Life Drawing
Jaime Hernandez. Fantagraphics, $24.99 (136p) ISBN 979-8-8750-0049-2
The exhilarating latest entry in Hernandez’s sprawling Locas saga, first serialized in Love and Rockets, meditates on old regrets and new beginnings. Tonta, a teenager with a chaotic family life who hops “from trash house to trash house,” signs up for an art class. There, she meets—and immediately fights with—the older Maggie, who eventually becomes her sounding board and “crazy aunt.” At middle age, bisexual Maggie lives with a kind man but still carries a torch for her estranged best friend, Hopey.
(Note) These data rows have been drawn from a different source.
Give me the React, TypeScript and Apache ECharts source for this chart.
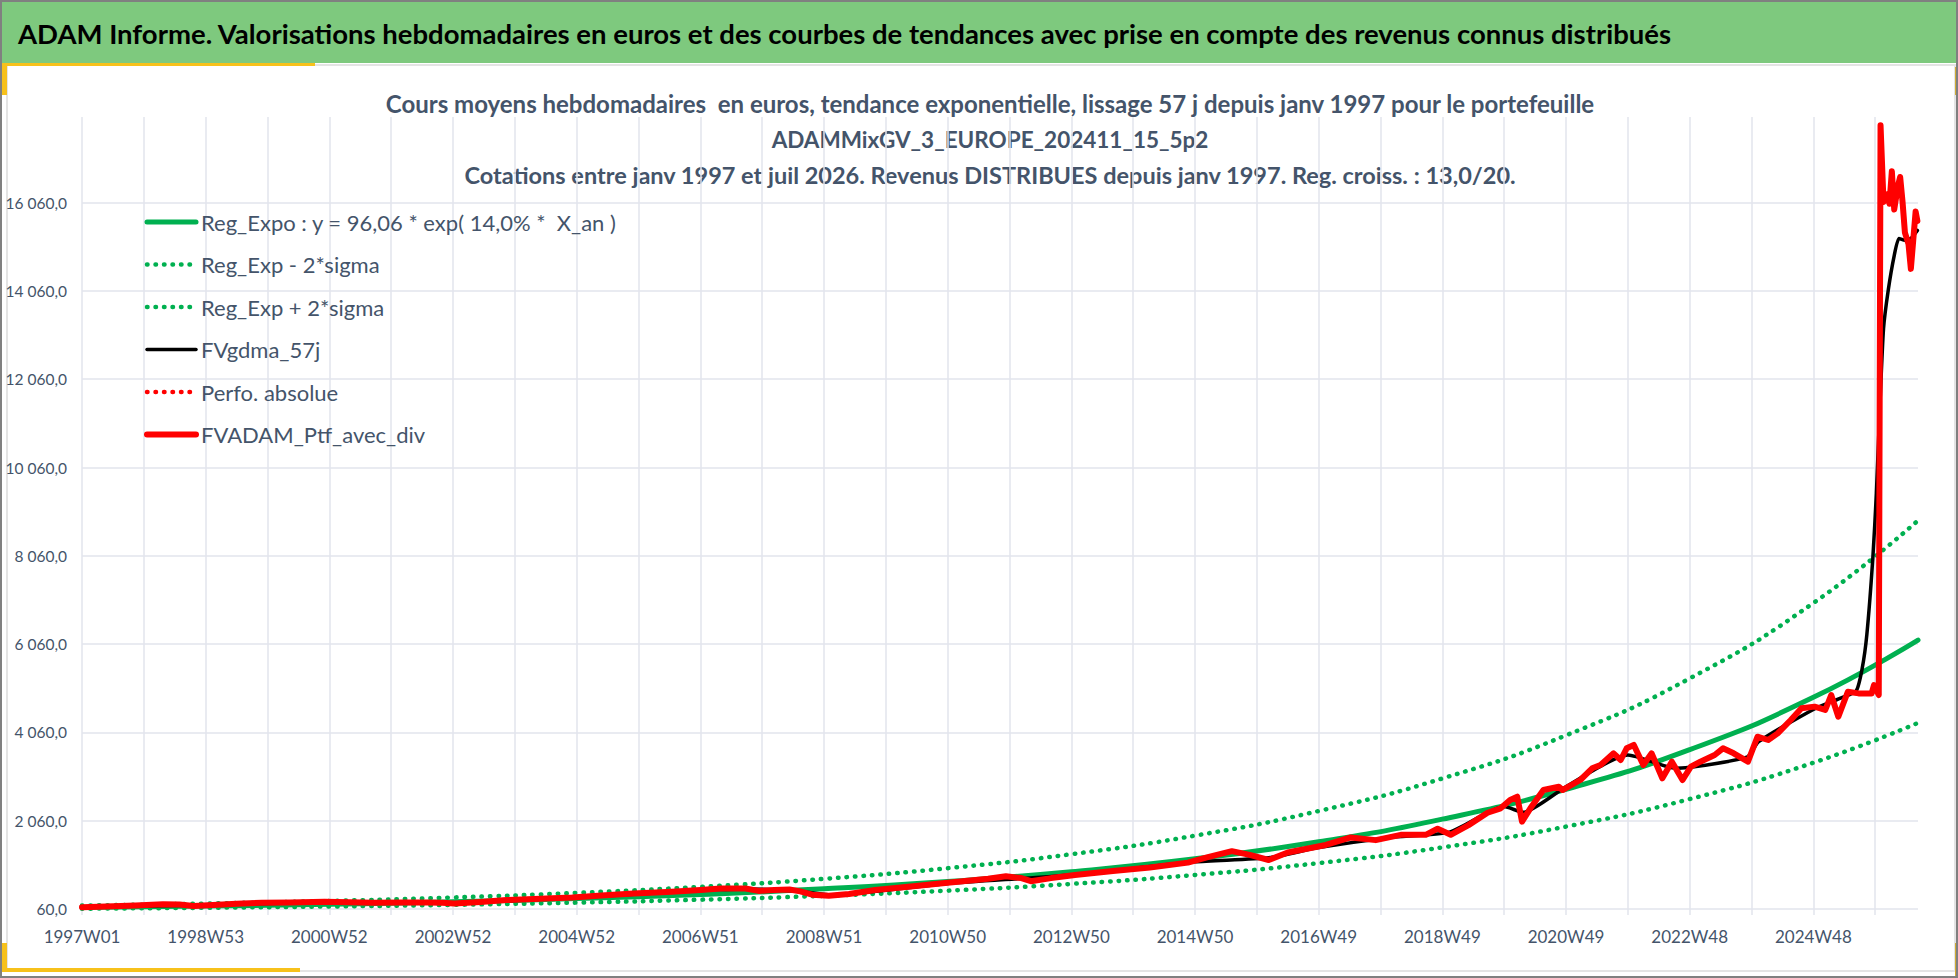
import React, { useEffect, useRef } from "react";
import * as echarts from "echarts";

const FONT = "Lato, 'Open Sans', sans-serif";

const HEADER = "ADAM Informe. Valorisations hebdomadaires en euros et des courbes de tendances avec prise en compte des revenus connus distribués";
const SUBTITLE = [
  "Cours moyens hebdomadaires  en euros, tendance exponentielle, lissage 57 j depuis janv 1997 pour le portefeuille",
  "ADAMMixGV_3_EUROPE_202411_15_5p2",
  "Cotations entre janv 1997 et juil 2026. Revenus DISTRIBUES depuis janv 1997. Reg. croiss. : 13,0/20.",
];

const X_LABELS = [
  "1997W01", "1998W53", "2000W52", "2002W52", "2004W52", "2006W51", "2008W51", "2010W50",
  "2012W50", "2014W50", "2016W49", "2018W49", "2020W49", "2022W48", "2024W48",
];
const X_LABEL_WEEKS = [0, 104, 208, 312, 416, 520, 624, 728, 832, 936, 1040, 1144, 1248, 1352, 1456];
const X_GRID_WEEKS = [
  0, 52, 104, 156, 208, 260, 312, 364, 416, 468, 520, 572, 624, 676, 728, 780, 832, 884, 936, 988,
  1040, 1092, 1144, 1196, 1248, 1300, 1352, 1404, 1456, 1508,
];
const X_MAX = 1544;
const Y_TICKS = [60, 2060, 4060, 6060, 8060, 10060, 12060, 14060, 16060];
const Y_MIN = 60;
const Y_MAX = 18000;

const NAMES = [
  "Reg_Expo : y = 96,06 * exp( 14,0% *  X_an )",
  "Reg_Exp - 2*sigma",
  "Reg_Exp + 2*sigma",
  "FVgdma_57j",
  "Perfo. absolue",
  "FVADAM_Ptf_avec_div",
];

// trend curves (week index, value)
const TREND_WEEKS = [0, 104, 208, 312, 416, 520, 624, 728, 832, 936, 1040, 1144, 1248, 1352, 1456, 1544];
const REG_EXPO = [96, 127, 168, 223, 295, 390, 516, 683, 904, 1196, 1583, 2095, 2773, 3669, 4855, 6150];
const REG_MINUS = [67, 88, 117, 155, 205, 271, 359, 475, 628, 831, 1100, 1456, 1927, 2550, 3374, 4275];
const REG_PLUS = [138, 183, 242, 321, 425, 562, 743, 984, 1302, 1722, 2280, 3017, 3993, 5283, 6991, 8860];

const FVGDMA: [number, number][] = [
  [0, 100], [104, 150], [208, 215], [312, 200], [416, 320], [520, 480], [560, 515], [600, 470],
  [630, 380], [728, 640], [832, 830], [936, 1130], [998, 1220], [1040, 1450], [1100, 1680],
  [1150, 1800], [1196, 2380], [1212, 2250], [1248, 2830], [1300, 3550], [1340, 3250], [1400, 3500],
  [1410, 3850], [1456, 4580], [1480, 4850], [1492, 5000], [1497, 5500], [1501, 6280], [1506, 8000],
  [1509, 9480], [1512, 11480], [1515, 13200], [1519, 14080], [1524, 14860], [1528, 15250],
  [1533, 15210], [1538, 15250], [1543.5, 15430],
];

const FVADAM: [number, number][] = [
  [0, 100], [20, 115], [45, 140], [68, 165], [82, 160], [94, 128], [110, 150], [130, 180], [151, 200],
  [175, 210], [204, 225], [225, 215], [245, 200], [270, 210], [290, 205], [303, 200], [313, 185],
  [335, 220], [357, 262], [385, 290], [412, 320], [440, 370], [464, 410], [496, 450], [520, 490],
  [537, 525], [558, 525], [569, 470], [582, 490], [595, 500], [604, 460], [614, 385], [628, 360],
  [645, 400], [667, 490], [699, 575], [730, 660], [762, 745], [777, 800], [790, 760], [798, 690],
  [815, 760], [835, 830], [867, 920], [898, 1000], [930, 1110], [946, 1230], [967, 1370], [982, 1285],
  [998, 1170], [1014, 1340], [1046, 1510], [1067, 1680], [1088, 1620], [1109, 1740], [1130, 1740],
  [1140, 1880], [1151, 1740], [1166, 1960], [1182, 2240], [1193, 2341], [1201, 2529], [1207, 2604],
  [1211, 2038], [1218, 2341], [1229, 2755], [1242, 2830], [1245, 2755], [1260, 2982], [1270, 3247],
  [1277, 3322], [1288, 3586], [1294, 3435], [1299, 3700], [1305, 3775], [1313, 3322], [1320, 3586],
  [1329, 3020], [1337, 3397], [1346, 2982], [1353, 3284], [1361, 3397], [1373, 3548], [1380, 3700],
  [1389, 3586], [1401, 3397], [1409, 3963], [1418, 3888], [1426, 4039], [1437, 4341], [1446, 4606],
  [1457, 4644], [1466, 4568], [1471, 4907], [1477, 4416], [1485, 4982], [1494, 4944], [1505, 4944],
  [1507, 5133], [1511, 4907], [1512.5, 17812], [1515, 16077], [1518, 16250], [1520, 16034],
  [1522, 16771], [1524, 15904], [1527, 16424], [1529, 16641], [1531, 16077], [1533, 15383],
  [1536, 15123], [1538, 14560], [1540, 15210], [1542, 15860], [1543.5, 15643],
];
const PERFO_ABS: [number, number][] = [];

const GREEN = "#00b050";
const TEXT = "#44546a";
const GRID = "#e2e5ec";
const YELLOW = "#f7c11b";

function fmtY(v: number): string {
  const s = v.toFixed(1);
  const [i, d] = s.split(".");
  return i.replace(/\B(?=(\d{3})+(?!\d))/g, " ") + "," + d;
}

function pairs(weeks: number[], vals: number[]): [number, number][] {
  return weeks.map((w, k) => [w, vals[k]]);
}

export default function App() {
  const ref = useRef<HTMLDivElement>(null);
  useEffect(() => {
    document.body.style.margin = "0";
    const chart = echarts.init(ref.current!, null, { renderer: "svg" });
    const dotted = (name: string, data: [number, number][], color: string) => ({
      name,
      type: "line",
      data,
      smooth: true,
      symbol: "none",
      lineStyle: { color, width: 4.5, type: [0.5, 8], cap: "round" },
      itemStyle: { color },
    });
    const solid = (name: string, data: [number, number][], color: string, width: number, smooth: any) => ({
      name,
      type: "line",
      data,
      smooth,
      symbol: "none",
      lineStyle: { color, width, cap: "round", join: "round" },
      itemStyle: { color },
    });
    const subtitleY = [103, 139, 175];
    const subtitleSize = [24, 22.5, 23.5];
    chart.setOption({
      animation: false,
      backgroundColor: "#ffffff",
      graphic: [
        { type: "rect", z: -10, shape: { x: 0, y: 0, width: 1958, height: 63 }, style: { fill: "#7ec97e" } },
        { type: "rect", z: -9, shape: { x: 7, y: 65, width: 1948, height: 906 }, style: { fill: "none", stroke: "#e4e4e4", lineWidth: 2 } },
        { type: "rect", z: -8, shape: { x: 0, y: 63, width: 315, height: 3 }, style: { fill: YELLOW } },
        { type: "rect", z: -8, shape: { x: 0, y: 63, width: 7, height: 32 }, style: { fill: YELLOW } },
        { type: "rect", z: -8, shape: { x: 1955, y: 67, width: 3, height: 28 }, style: { fill: "#d2ac35" } },
        { type: "rect", z: -8, shape: { x: 0, y: 943, width: 7, height: 29 }, style: { fill: YELLOW } },
        { type: "rect", z: -8, shape: { x: 0, y: 968, width: 300, height: 4 }, style: { fill: YELLOW } },
        { type: "rect", z: -8, shape: { x: 1955, y: 943, width: 3, height: 33 }, style: { fill: "#d2ac35" } },
        { type: "rect", z: -7, shape: { x: 1, y: 1, width: 1956, height: 976 }, style: { fill: "none", stroke: "#808080", lineWidth: 2 } },
        {
          type: "text", x: 18, y: 33,
          style: { text: HEADER, fill: "#000000", font: `bold 27.5px ${FONT}`, verticalAlign: "middle", align: "left" },
        },
        ...SUBTITLE.map((t, k) => ({
          type: "text", x: 990, y: subtitleY[k],
          style: { text: t, fill: TEXT, font: `bold ${subtitleSize[k]}px ${FONT}`, verticalAlign: "middle", align: "center" },
        })),
      ],
      legend: {
        orient: "vertical",
        left: 139,
        top: 206,
        itemWidth: 49,
        itemHeight: 14,
        itemGap: 20.5,
        selectedMode: false,
        itemStyle: { opacity: 0 },
        lineStyle: { width: "inherit" },
        textStyle: { fontSize: 22, color: TEXT, fontFamily: FONT, lineHeight: 21 },
        data: NAMES,
      },
      grid: { left: 82, right: 40, top: 117, bottom: 69, containLabel: false, outerBoundsMode: "none" },
      xAxis: {
        type: "value",
        min: 0,
        max: X_MAX,
        axisLine: { show: false },
        axisTick: { show: true, length: 6, lineStyle: { color: GRID, width: 1.5 }, customValues: X_GRID_WEEKS },
        splitLine: { show: true, lineStyle: { color: GRID, width: 1.5 } },
        axisLabel: {
          customValues: X_LABEL_WEEKS,
          margin: 19,
          fontSize: 17,
          color: TEXT,
          fontFamily: FONT,
          formatter: (v: number) => X_LABELS[X_LABEL_WEEKS.indexOf(Math.round(v))] ?? "",
        },
      },
      yAxis: {
        type: "value",
        min: Y_MIN,
        max: Y_MAX,
        axisLine: { show: false },
        axisTick: { show: false, customValues: Y_TICKS },
        splitLine: { show: true, lineStyle: { color: GRID, width: 1.5 } },
        axisLabel: {
          customValues: Y_TICKS,
          margin: 15,
          fontSize: 15.5,
          color: TEXT,
          fontFamily: FONT,
          formatter: (v: number) => fmtY(v),
        },
      },
      series: [
        solid(NAMES[0], pairs(TREND_WEEKS, REG_EXPO), GREEN, 5, true),
        dotted(NAMES[1], pairs(TREND_WEEKS, REG_MINUS), GREEN),
        dotted(NAMES[2], pairs(TREND_WEEKS, REG_PLUS), GREEN),
        solid(NAMES[3], FVGDMA, "#000000", 3.5, 0.2),
        dotted(NAMES[4], PERFO_ABS, "#ff0000"),
        solid(NAMES[5], FVADAM, "#ff0000", 6, false),
      ],
    });
    return () => chart.dispose();
  }, []);
  return <div ref={ref} style={{ position: "fixed", left: 0, top: 0, width: 1958, height: 978 }} />;
}
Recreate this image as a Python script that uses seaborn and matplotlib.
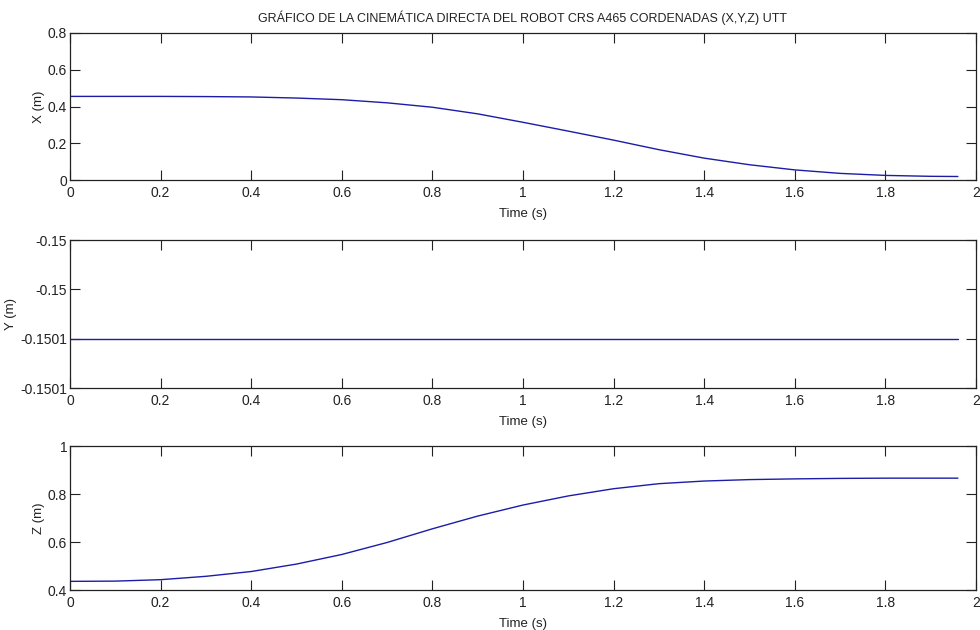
import matplotlib
matplotlib.use("Agg")
import matplotlib.pyplot as plt
import matplotlib.ticker as mticker
import seaborn as sns
import pandas as pd

# Data (time in s, positions in m)
time_s = [0.0, 0.1, 0.2, 0.3, 0.4, 0.5, 0.6, 0.7, 0.8, 0.9, 1.0,
          1.1, 1.2, 1.3, 1.4, 1.5, 1.6, 1.7, 1.8, 1.9, 1.96]
x_pos = [0.455, 0.455, 0.455, 0.454, 0.452, 0.446, 0.437, 0.420, 0.396, 0.360, 0.314,
         0.266, 0.217, 0.165, 0.119, 0.083, 0.055, 0.036, 0.025, 0.020, 0.019]
y_pos = [-0.15006] * len(time_s)
z_pos = [0.436, 0.437, 0.443, 0.457, 0.477, 0.508, 0.548, 0.598, 0.655, 0.708, 0.754,
         0.792, 0.822, 0.843, 0.854, 0.860, 0.863, 0.865, 0.866, 0.866, 0.866]

x_ticks = [0, 0.2, 0.4, 0.6, 0.8, 1.0, 1.2, 1.4, 1.6, 1.8, 2.0]
x_ticks_y = [0, 0.2, 0.4, 0.6, 0.8]
y_ticks_y = [-0.15008, -0.15006, -0.15004, -0.15002]
z_ticks_y = [0.4, 0.6, 0.8, 1.0]

title = "GRÁFICO DE LA CINEMÁTICA DIRECTA DEL ROBOT CRS A465 CORDENADAS (X,Y,Z) UTT"

df = pd.DataFrame({"t": time_s, "X": x_pos, "Y": y_pos, "Z": z_pos})

sns.set_style("ticks")
plt.rcParams["font.family"] = ["Liberation Sans Narrow", "Liberation Sans", "DejaVu Sans"]
plt.rcParams["font.size"] = 10

line_color = "#1c1ca8"

fig = plt.figure(figsize=(9.8, 6.3), dpi=100)
left, width = 70 / 980, 906 / 980
# (column, y label, top px, bottom px, y ticks, y limits, format, y label px)
panels = [
    ("X", "X (m)", 33, 180, x_ticks_y, (0, 0.8), "%g", 45),
    ("Y", "Y (m)", 240, 388, y_ticks_y, (-0.15008, -0.15002), "%.4g", 17),
    ("Z", "Z (m)", 446, 590, z_ticks_y, (0.4, 1.0), "%g", 45),
]

for i, (col, ylab, top_px, bot_px, yt, ylim, fmt, ylab_px) in enumerate(panels):
    ax = fig.add_axes([left, (630 - bot_px) / 630, width, (bot_px - top_px) / 630])
    sns.lineplot(data=df, x="t", y=col, ax=ax, color=line_color, linewidth=1.0)
    ax.set_xlim(0, 2)
    ax.set_ylim(*ylim)
    ax.set_xticks(x_ticks)
    ax.set_yticks(yt)
    ax.xaxis.set_major_formatter(mticker.FormatStrFormatter("%g"))
    ax.yaxis.set_major_formatter(mticker.FormatStrFormatter(fmt))
    ax.tick_params(direction="in", length=7, width=0.8, top=True, right=True,
                   labelsize=10, colors="#222222", pad=2)
    ax.tick_params(axis="x", pad=4)
    for s in ax.spines.values():
        s.set_linewidth(0.9)
        s.set_color("#222222")
    ax.set_xlabel("Time (s)", fontsize=9.5, labelpad=6, color="#222222")
    ax.set_ylabel(ylab, fontsize=9.5, color="#222222")
    # place y label at the same pixel column as in the reference
    ax.yaxis.set_label_coords((ylab_px - 70) / 906, 0.5)
    if i == 0:
        ax.set_title(title, fontsize=9, pad=8, color="#222222")

fig.savefig("out.png", dpi=100)
plt.close(fig)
Tonta’s romantic dramas with her geeky friends are simpler, yet similar; while Tonta cuddles with her new girlfriend, Maggie fumes over Hopey rejecting a reconciliation to hook up with a “low-budget trash version of me.” Hernandez has built his characters’ Southern California town into a richly detailed milieu. Layers added in this volume include the subculture of indie comics fandom (Tonta cosplays as Cheetah Torpeda, a superhero who exists elsewhere in the Love and Rockets universe), a lake monster, and a wedding crowded with familiar characters past and present. Hernandez’s jaw-droppingly clean line and mastery of the subtly caricatured human form make the most mundane moments vibrate with life. Longtime fans will be moved by the weight of the older generation’s relationships, but the focus on a younger generation of characters makes this an excellent starting point for newcomers. It’s not to be missed. (Feb.)